Despite being no more likely to fall behind on their credit card bills, African Americans are far more likely than white borrowers to be targeted by debt collectors.
Seven in 10 African Americans surveyed by the think tank Demos report getting calls from bill collectors, compared to just 50 percent of whites. Yet there were “no significant differences in the number of times African Americans and whites were late on a credit card payment or faced a higher interest rate as a result,” the group reports. The findings come from a much broader survey of how Americans use credit and experience debt.
A trade association spokesman defended the industry to the Huffington Post, saying that debt collectors “don’t get into the ethnic information” on the debtors they pursue. Demos’ Catherine Ruetschlin, who co-authored the report, suggested that there is a feedback loop between the racial disparity in debt collector calls and the overall disparities in the economy.
“African-American households are more likely to have been called by bill collectors because they are more likely to have blemishes on their credit history that would send debts to collection agencies,” Ruetschlin told the Huffington Post. Those credit blemishes derive from the greater obstacles black America faces at finding work, securing equal pay, and building wealth over the course of their careers. The financial crisis also worsened the disparity in credit scores between white and black borrowers, in part because black homeowners were disproportionately targeted for foreclosure. Furthermore, white neighborhoods have retained their property values more effectively throughout the foreclosure crisis in large part because banks neglect the upkeep of properties they own in black and latino neighborhoods. Non-white Americans still face housing discrimination years after laws were passed to ban the most egregious forms of racism by realtors and landlords.
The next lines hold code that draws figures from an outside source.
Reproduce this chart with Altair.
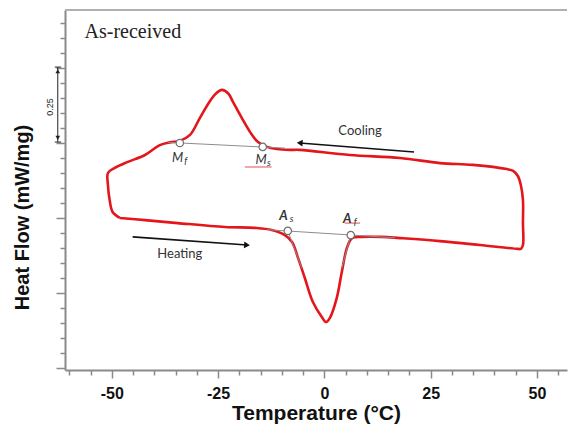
import altair as alt
import pandas as pd

# DSC loop: heating branch (left -> right), right end, cooling branch (right -> left), left end
loop_T = [-48.1, -42.2, -34.5, -23.4, -16.4, -12.4, -9.3, -7.6, -6.2, -4.6, -2.7, -0.6, 0.4, 1.3,
          2.9, 4.1, 5.3, 6.5, 8.8, 13.5, 17.8, 27.2, 36.6, 45.5, 46.2,
          46.7, 46.7, 46.7, 46.2, 45.5, 44.4,
          42.9, 34.9, 27.2, 17.8, 6.0, -5.8, -8.1, -11.2, -13.5, -15.6, -17.5, -19.4, -21.5,
          -22.6, -24.1, -25.5, -26.9, -29.3, -31.6, -34.0, -36.4, -38.7, -42.2, -46.2, -49.3, -50.9,
          -50.9, -50.5, -49.8, -48.1]
loop_HF = [0.000, -0.007, -0.017, -0.030, -0.033, -0.040, -0.057, -0.080, -0.133, -0.200, -0.280,
           -0.330, -0.347, -0.333, -0.267, -0.180, -0.100, -0.067, -0.063, -0.063, -0.067, -0.077,
           -0.090, -0.103, -0.103,
           -0.090, -0.017, 0.060, 0.110, 0.140, 0.157,
           0.163, 0.177, 0.183, 0.200, 0.210, 0.227, 0.227, 0.230, 0.237, 0.253, 0.287, 0.333,
           0.387, 0.415, 0.427, 0.415, 0.390, 0.333, 0.277, 0.257, 0.252, 0.243, 0.210, 0.187,
           0.167, 0.150,
           0.110, 0.060, 0.020, 0.000]

# baselines and tangent construction lines
seg_T1 = [-36.8, -13.5, -8.6, 6.2]
seg_HF1 = [0.252, -0.039, -0.043, -0.057]
seg_T2 = [-9.3, 16.6, -5.3, 4.1]
seg_HF2 = [0.233, -0.066, -0.167, -0.167]

# transformation points Mf, Ms, As, Af
pt_T = [-34.0, -14.5, -8.6, 6.2]
pt_HF = [0.250, 0.237, -0.043, -0.057]

lab_main = ["M", "M", "A", "A"]
lab_sub = ["f", "s", "s", "f"]
lab_T = [-34.5, -14.9, -9.6, 5.4]
lab_HF = [0.200, 0.193, 0.005, -0.002]

# red spell-check underlines under Ms and Af
ul_T1 = [-18.7, 4.8]
ul_T2 = [-12.4, 8.4]
ul_HF = [0.170, -0.017]

# direction arrows (tail -> head)
arr_names = ["Cooling", "Heating"]
arr_T1 = [21.1, -45.1]
arr_HF1 = [0.220, -0.063]
arr_T2 = [-5.8, -18.2]
arr_HF2 = [0.250, -0.090]
arr_text_T = [8.4, -34.0]
arr_text_HF = [0.290, -0.120]

# scale bar (0.25 mW/mg)
bar_T = -62.7
bar_HF1 = 0.503
bar_HF2 = 0.253

x_ticks = [-60, -55, -50, -45, -40, -35, -30, -25, -20, -15, -10, -5, 0, 5, 10, 15, 20, 25, 30,
           35, 40, 45, 50, 55]
y_ticks = [-0.5, -0.45, -0.4, -0.35, -0.3, -0.25, -0.2, -0.15, -0.1, -0.05, 0.0, 0.05, 0.1,
           0.15, 0.2, 0.25, 0.3, 0.35, 0.4, 0.45, 0.5, 0.55, 0.6, 0.65]

X_DOMAIN = [-61, 57.06]
Y_DOMAIN = [-0.5067, 0.6933]
W, H = 502, 360

AX = "#8a8a8a"
FONT = "Liberation Sans"

xs = alt.Scale(domain=X_DOMAIN, nice=False, zero=False)
ys = alt.Scale(domain=Y_DOMAIN, nice=False, zero=False)

x_axis = alt.Axis(
    title="Temperature (°C)", values=x_ticks,
    labelExpr="datum.value % 25 === 0 ? '' + datum.value : ''",
    tickSize={"condition": {"test": "datum.value % 25 === 0", "value": 8}, "value": 5},
    labelOverlap=False, labelFlush=False, grid=False,
    domainColor=AX, domainWidth=2, tickColor=AX, tickWidth=1.5,
    labelFont=FONT, labelFontSize=16, labelFontWeight="bold", labelColor="#111",
    labelPadding=7, titleFont=FONT, titleFontSize=21, titleFontWeight="bold",
    titleColor="#111", titlePadding=1,
)
y_axis = alt.Axis(
    title="Heat Flow (mW/mg)", values=y_ticks, labels=False, grid=False,
    tickSize={"condition": {"test": "abs(datum.value*4 - round(datum.value*4)) < 0.001", "value": 9}, "value": 5},
    domainColor=AX, domainWidth=2, tickColor=AX, tickWidth=1.5,
    titleFont=FONT, titleFontSize=20, titleFontWeight="bold", titleColor="#111",
    titleAngle=270, titleX=-43, titleY=207, titleAlign="center", titleBaseline="middle",
)

loop_df = pd.DataFrame({"T": loop_T, "HF": loop_HF, "i": list(range(len(loop_T)))})
seg_df = pd.DataFrame({"T": seg_T1, "HF": seg_HF1, "T2": seg_T2, "HF2": seg_HF2})
pt_df = pd.DataFrame({"T": pt_T, "HF": pt_HF})
lab_df = pd.DataFrame({"T": lab_T, "HF": lab_HF, "main": lab_main, "sub": lab_sub})
ul_df = pd.DataFrame({"T": ul_T1, "T2": ul_T2, "HF": ul_HF})
arr_df = pd.DataFrame({"name": arr_names, "T": arr_T1, "HF": arr_HF1, "T2": arr_T2, "HF2": arr_HF2,
                       "tx": arr_text_T, "ty": arr_text_HF})
bar_df = pd.DataFrame({"T": [bar_T], "HF": [bar_HF1], "HF2": [bar_HF2]})
cap_df = pd.DataFrame({"T": [bar_T - 0.7, bar_T - 0.7], "T2": [bar_T + 0.8, bar_T + 0.8],
                       "HF": [bar_HF1, bar_HF2]})
head_df = pd.DataFrame({"T": [bar_T, bar_T], "HF": [bar_HF1 - 0.014, bar_HF2 + 0.014],
                        "shape": ["triangle-up", "triangle-down"]})


def X(field="T"):
    return alt.X(f"{field}:Q", scale=xs, axis=x_axis)


def Y(field="HF"):
    return alt.Y(f"{field}:Q", scale=ys, axis=y_axis)


base_frame = alt.Chart(pd.DataFrame({"k": [0]})).mark_rule(color="#b0b0b0", strokeWidth=2).encode(
    x=alt.value(0), x2=alt.value(W), y=alt.value(0))

loop = alt.Chart(loop_df).mark_line(color="#e4161c", strokeWidth=2.6, interpolate="catmull-rom").encode(
    x=X(), y=Y(), order=alt.Order("i:Q"))

segs = alt.Chart(seg_df).mark_rule(color="#8c8c8c", strokeWidth=1).encode(
    x=X(), y=Y(), x2="T2:Q", y2="HF2:Q")

pts = alt.Chart(pt_df).mark_point(shape="circle", size=55, filled=True, fill="white",
                                  stroke="#707070", strokeWidth=1.2, opacity=1).encode(x=X(), y=Y())

lab_m = alt.Chart(lab_df).transform_filter("datum.main === 'M'").mark_text(
    font="Lato", fontSize=13, color="#333", fontStyle="italic").encode(x=X(), y=Y(), text="main:N")
lab_a = alt.Chart(lab_df).transform_filter("datum.main === 'A'").mark_text(
    font="Lato", fontSize=13, color="#333", fontStyle="italic", fontWeight="bold").encode(
    x=X(), y=Y(), text="main:N")
lab_sub_l = alt.Chart(lab_df).mark_text(font="Lato", fontSize=9.5, color="#333", dx=8, dy=3,
                                        fontStyle="italic").encode(x=X(), y=Y(), text="sub:N")
ul = alt.Chart(ul_df).mark_rule(color="#e05050", strokeWidth=1).encode(x=X(), x2="T2:Q", y=Y())

arr_lines = alt.Chart(arr_df).mark_rule(color="#111", strokeWidth=1.6).encode(
    x=X(), y=Y(), x2="T2:Q", y2="HF2:Q")
arr_heads = alt.Chart(arr_df).mark_point(filled=True, color="#111", size=45, opacity=1).encode(
    x=X("T2"), y=Y("HF2"),
    shape=alt.Shape("name:N", scale=alt.Scale(domain=arr_names, range=["triangle-left", "triangle-right"]),
                    legend=None),
    angle=alt.value(4))
arr_text = alt.Chart(arr_df).mark_text(font="Lato", fontSize=13, color="#333").encode(
    x=X("tx"), y=Y("ty"), text="name:N")

bar = alt.Chart(bar_df).mark_rule(color="#222", strokeWidth=1).encode(x=X(), y=Y(), y2="HF2:Q")
caps = alt.Chart(cap_df).mark_rule(color="#222", strokeWidth=1).encode(x=X(), x2="T2:Q", y=Y())
heads = alt.Chart(head_df).mark_point(filled=True, color="#222", size=22, opacity=1).encode(
    x=X(), y=Y(), shape=alt.Shape("shape:N", scale=None, legend=None))
bar_text = alt.Chart(pd.DataFrame({"T": [bar_T - 1.9], "HF": [0.37], "t": ["0.25"]})).mark_text(
    font=FONT, fontSize=9, color="#222", angle=270).encode(x=X(), y=Y(), text="t:N")

title_txt = alt.Chart(pd.DataFrame({"T": [-56.4], "HF": [0.62], "t": ["As-received"]})).mark_text(
    font="Liberation Serif", fontSize=20, color="#222", align="left").encode(x=X(), y=Y(), text="t:N")

chart = alt.layer(
    loop, base_frame, segs, ul, pts, lab_m, lab_a, lab_sub_l, arr_lines, arr_heads, arr_text,
    bar, caps, heads, bar_text, title_txt
).properties(
    width=W, height=H, background="white",
    padding={"left": 57, "top": 2, "right": 2, "bottom": 58},
    autosize=alt.AutoSizeParams(type="none"),
).configure_view(stroke=None)

chart.save("out.html", embed_options={"renderer": "svg", "actions": False})
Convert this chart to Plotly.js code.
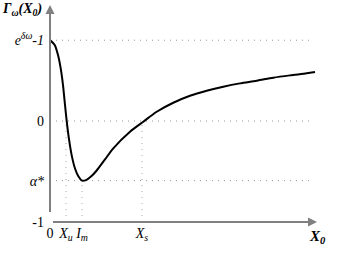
<!DOCTYPE html>
<html>
<head>
<meta charset="utf-8">
<script src="https://cdn.plot.ly/plotly-3.0.1.min.js"></script>
<style>html,body{margin:0;padding:0;background:#fff;}#chart{width:348px;height:254px;}</style>
</head>
<body>
<div id="chart"></div>
<script>
// Curve samples (x0, Gamma)
const curveX = [0, 4.7, 8, 10.7, 13, 15, 16.7, 19, 21.7, 25, 28.5, 32, 36, 41, 46.7, 55, 63.3, 80, 93.3, 106.7, 123.3, 140, 156.7, 173.3, 190, 206.7, 223.3, 240, 256.7, 265];
const curveY = [0.802, 0.753, 0.653, 0.521, 0.356, 0.16, 0.0, -0.18, -0.34, -0.47, -0.55, -0.59, -0.585, -0.55, -0.49, -0.38, -0.27, -0.106, -0.007, 0.092, 0.181, 0.250, 0.300, 0.340, 0.373, 0.399, 0.429, 0.452, 0.472, 0.485];

// Special levels
const yTickVals = [-1, -0.59, 0, 0.80];
const yTickText = ['-1', '<i>α*</i>', '0', '<i>e</i><sup><i>δω</i></sup><i>-1</i>'];
const xTickVals = [0, 16, 32, 92];
const xTickText = ['0', '<i>X<sub>u</sub></i>', '<i>I<sub>m</sub></i>', '<i>X<sub>s</sub></i>'];

// guide lines
const hGuideLevels = [0.80, 0, -0.59];
const hGuideEnd = 263;
const vGuideX = [16, 32, 92];
const vGuideTop = [0, -0.59, 0];

const xMin = 0, xMax = 270, yMin = -1, yMax = 1.149;

const traces = [];
hGuideLevels.forEach(v => traces.push({
  x: [xMin, hGuideEnd], y: [v, v], mode: 'lines', hoverinfo: 'skip',
  line: {color: '#999', width: 1, dash: '1px,5px'}, showlegend: false
}));
vGuideX.forEach((v, i) => traces.push({
  x: [v, v], y: [yMin, vGuideTop[i]], mode: 'lines', hoverinfo: 'skip',
  line: {color: '#aaa', width: 1, dash: '1px,5px'}, showlegend: false
}));
traces.push({
  x: curveX, y: curveY, mode: 'lines', showlegend: false, cliponaxis: false,
  line: {color: '#000', width: 2, shape: 'spline', smoothing: 0.8}
});

const fnt = {family: 'Liberation Serif, Times New Roman, serif', size: 14, color: '#000'};

const layout = {
  width: 348, height: 254,
  margin: {l: 50, r: 28, t: 5, b: 32},
  paper_bgcolor: '#fff', plot_bgcolor: '#fff',
  showlegend: false,
  xaxis: {range: [xMin, xMax], showgrid: false, zeroline: false, showline: false,
    tickvals: xTickVals, ticktext: xTickText, ticks: '', tickfont: fnt, ticklabelstandoff: 1},
  yaxis: {range: [yMin, yMax], showgrid: false, zeroline: false, showline: false,
    tickvals: yTickVals, ticktext: yTickText, ticks: '', tickfont: fnt, ticklabelstandoff: 5},
  annotations: [
    {x: xMin, y: yMax, ax: xMin, ay: yMin, xref: 'x', yref: 'y', axref: 'x', ayref: 'y',
     text: ' ', showarrow: true, arrowhead: 2, arrowsize: 0.9, arrowwidth: 2, arrowcolor: '#808080'},
    {x: 267, y: yMin, ax: xMin, ay: yMin, xref: 'x', yref: 'y', axref: 'x', ayref: 'y',
     text: ' ', showarrow: true, arrowhead: 2, arrowsize: 0.9, arrowwidth: 2, arrowcolor: '#808080'},
    {xref: 'paper', yref: 'paper', x: (317 - 50) / 270, y: -(237 - 222) / 217,
     xanchor: 'center', yanchor: 'middle', showarrow: false,
     text: '<b><i>X<sub>0</sub></i></b>', font: {family: fnt.family, size: 15, color: '#000'}},
    {xref: 'paper', yref: 'paper', x: -50 / 270, y: 1 - 4 / 217,
     xanchor: 'left', yanchor: 'middle', showarrow: false,
     text: '<b><i>Γ<sub>ω</sub>(X<sub>0</sub>)</i></b>', font: {family: fnt.family, size: 14, color: '#000'}}
  ]
};

Plotly.newPlot('chart', traces, layout, {displayModeBar: false, staticPlot: true});
</script>
</body>
</html>
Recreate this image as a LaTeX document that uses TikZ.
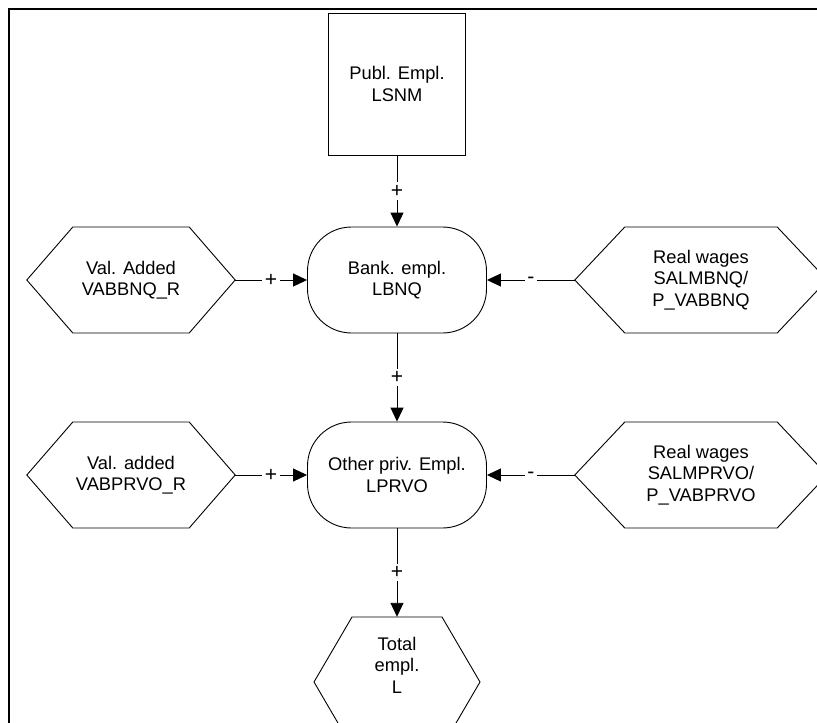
\documentclass[tikz,border=0pt]{standalone}
\usepackage{fontspec}
\setmainfont{Liberation Sans}
\usetikzlibrary{arrows.meta,calc}

% hexagon: name, centre x, centre y, half width (to the points), half height, slant run, text
\newcommand\hexnode[7]{%
  \node[hexlabel, minimum width=2*#4, minimum height=2*#5] (#1) at (#2,#3) {#7};
  \draw[outline] (#1.west) -- ++(#6,-#5) -- ($(#1.east)+(-#6,-#5)$) -- (#1.east)
    -- ++(-#6,#5) -- ($(#1.west)+(#6,#5)$) -- cycle;
}

\begin{document}
\begin{tikzpicture}[x=1pt,y=-1pt,
  txt/.style={font=\fontsize{18.3}{21.5}\selectfont, align=center},
  outline/.style={draw, line width=0.9pt, line join=miter},
  hexlabel/.style={txt, inner sep=0pt},
  pill/.style={txt, outline, rounded corners=44pt, minimum width=179pt, minimum height=106pt, inner sep=0pt},
  sqbox/.style={txt, outline, minimum width=137pt, minimum height=142pt, inner sep=0pt},
  link/.style={line width=0.9pt, -{Triangle[length=14pt,width=13pt]}},
  sign/.style={font=\fontsize{21}{21}\selectfont, fill=white, inner sep=2.5pt}]

\useasboundingbox (0,0) rectangle (817,723);
\clip (0,0) rectangle (817,723);

% page frame
\draw[line width=2.6pt] (9,780) -- (9,9) -- (860,9);

% public employment
\node[sqbox] (publ) at (397,84) {Publ. Empl.\\LSNM};

% banking row
\node[pill] (bank) at (397,280) {Bank. empl.\\LBNQ};
\hexnode{vabnq}{131}{280}{104}{53}{46}{Val. Added\\VABBNQ\_R}
\hexnode{wbnq}{701}{280}{126}{53}{50}{Real wages\\SALMBNQ/\\P\_VABBNQ}

% other private row
\node[pill] (prvo) at (397,475) {Other priv. Empl.\\LPRVO};
\hexnode{vaprvo}{131}{475}{104}{53}{46}{Val. added\\VABPRVO\_R}
\hexnode{wprvo}{701}{475}{126}{53}{50}{Real wages\\SALMPRVO/\\P\_VABPRVO}

% total employment
\node[txt, inner sep=0pt, minimum width=166pt, minimum height=96pt] (tot) at (397,665) {Total\\empl.\\L};
\draw[outline] (314,682) -- (352,617) -- (442,617) -- (480,682) -- (442,747) -- (352,747) -- cycle;

% links
\draw[link] (publ.south) -- node[sign] {+} (bank.north);
\draw[link] (vabnq.east) -- node[sign] {+} (bank.west);
\draw[link] (wbnq.west) -- node[sign] {-} (bank.east);
\draw[link] (bank.south) -- node[sign] {+} (prvo.north);
\draw[link] (vaprvo.east) -- node[sign] {+} (prvo.west);
\draw[link] (wprvo.west) -- node[sign] {-} (prvo.east);
\draw[link] (prvo.south) -- node[sign] {+} (tot.north);
\end{tikzpicture}
\end{document}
Even if these credit-damaging hurdles are driving the racial disparity in debt collection, collectors are due for a regulatory crackdown. Consumer complaints about debt collector abuses have tripled since 2002 and one in seven Americans face collection claims. Yet the companies that collect those debts have slipped into a “regulatory void” for years. Because dinged credit scores can keep people from finding work, among other things, aggressive and abusive debt collector practices put an anchor on struggling peoples’ economic prospects. The Consumer Financial Protection Bureau is getting set to step into the void and start policing debt collectors.